May 8, 2016 10:06 AM   Subscribe

My mom has gotten interested in documenting family history, and I'm looking for some software that she can use to capture the information she's collected. My priorities are:
  • PC application or website where her data can be private/by login only
  • Excellent user interface
  • Nice output/view options


  • My mom is computer literate, but I'm looking for something super straightforward where she can enter people's names, dates, and relationships. I'll set it up for her, but I want her to be able to edit and add to the information easily. An option to share (either just output, or ability to enter data) with her siblings or other family members would be nice, but I definitely want something that is private/where she controls access to the data--no automated linking to larger databases or anything.

    I'm happy to pay for something that has a really good interface and output options.
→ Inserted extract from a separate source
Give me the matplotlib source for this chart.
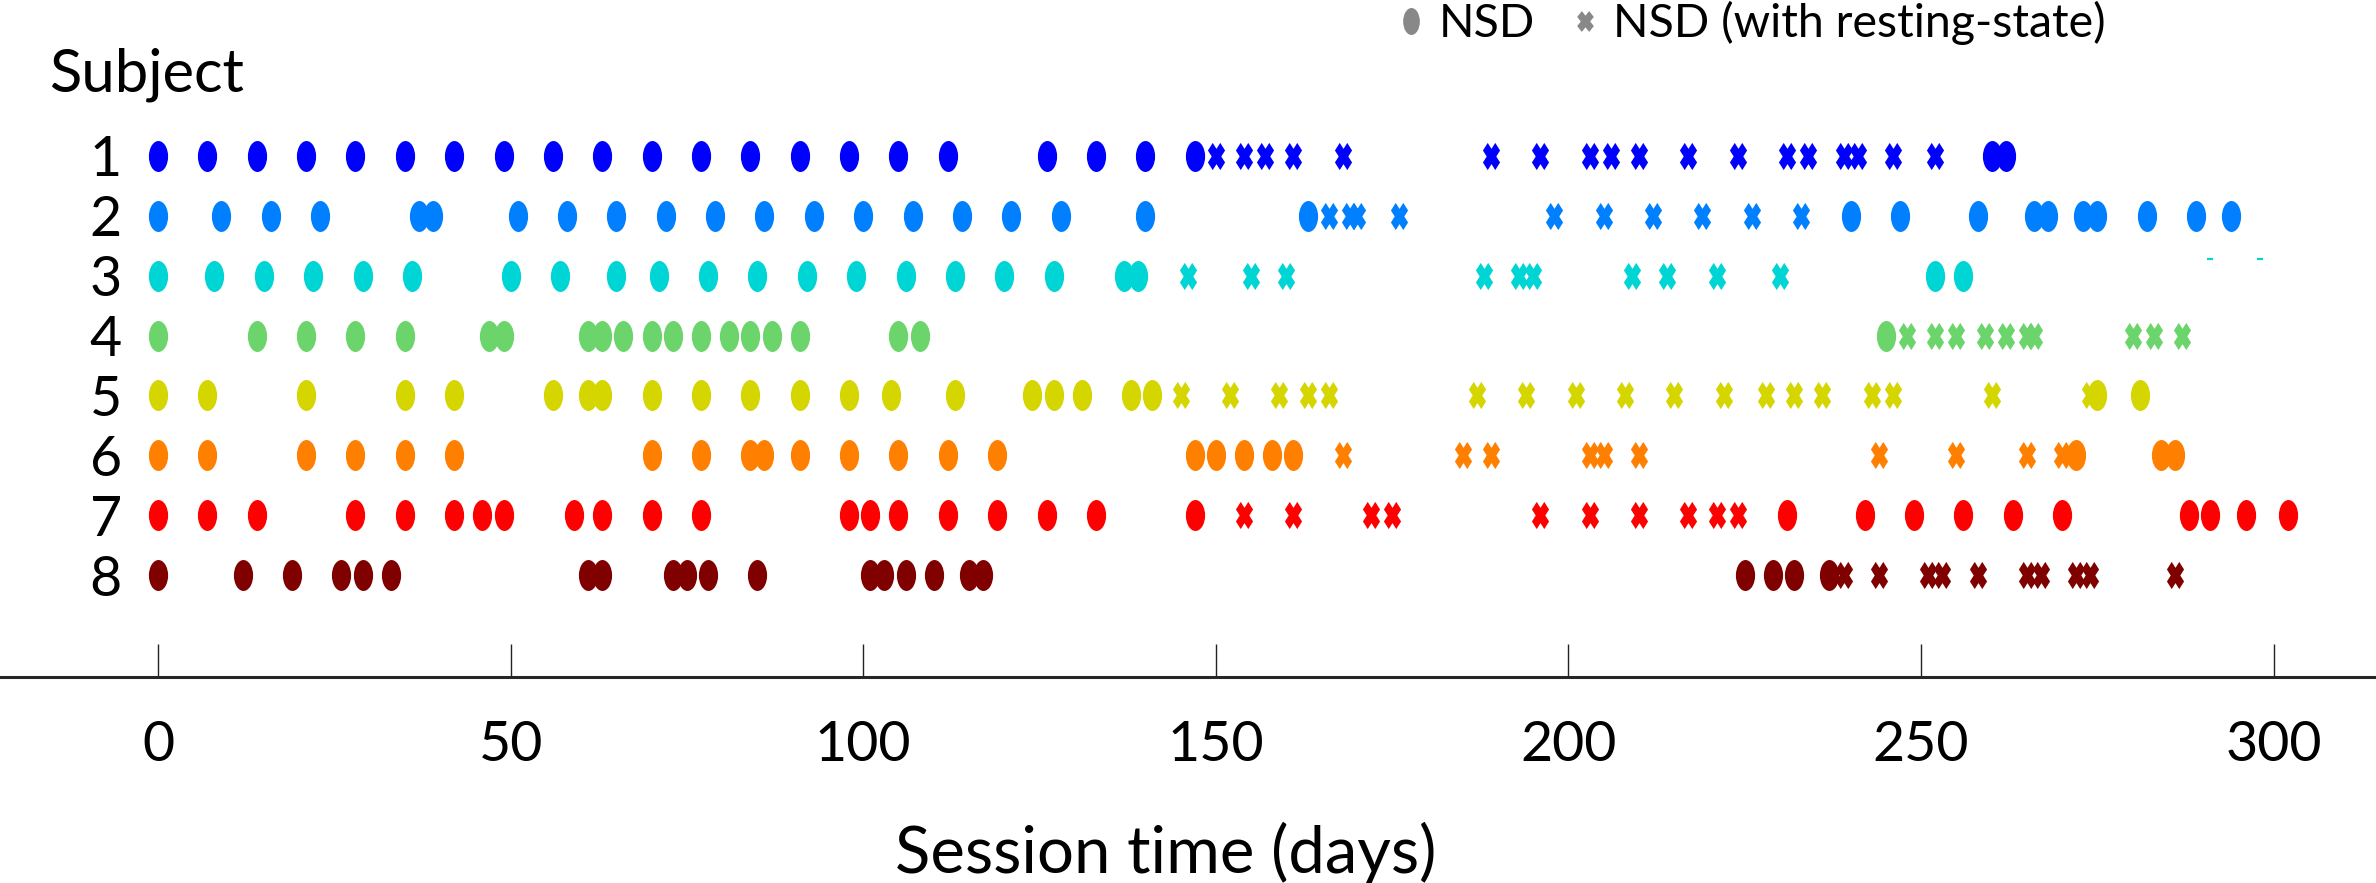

I'd prefer a one-time purchase over ongoing subscription, but would consider a subscription option if the interface stuff is really good.

    I saw this question from 2008, and am hoping there are other options now.
    posted by msbubbaclees to Computers & Internet (11 answers total) 6 users marked this as a favorite
     
    Ancestry.com is kind of the gold standard for this, not to mention its abilty to take her info and match it up with others that have the same info to find branches of the family tree that she doesn't know exists is kind of amazing. $25ish a month, and will probably keep mom busy for at least a few months tracking down leads.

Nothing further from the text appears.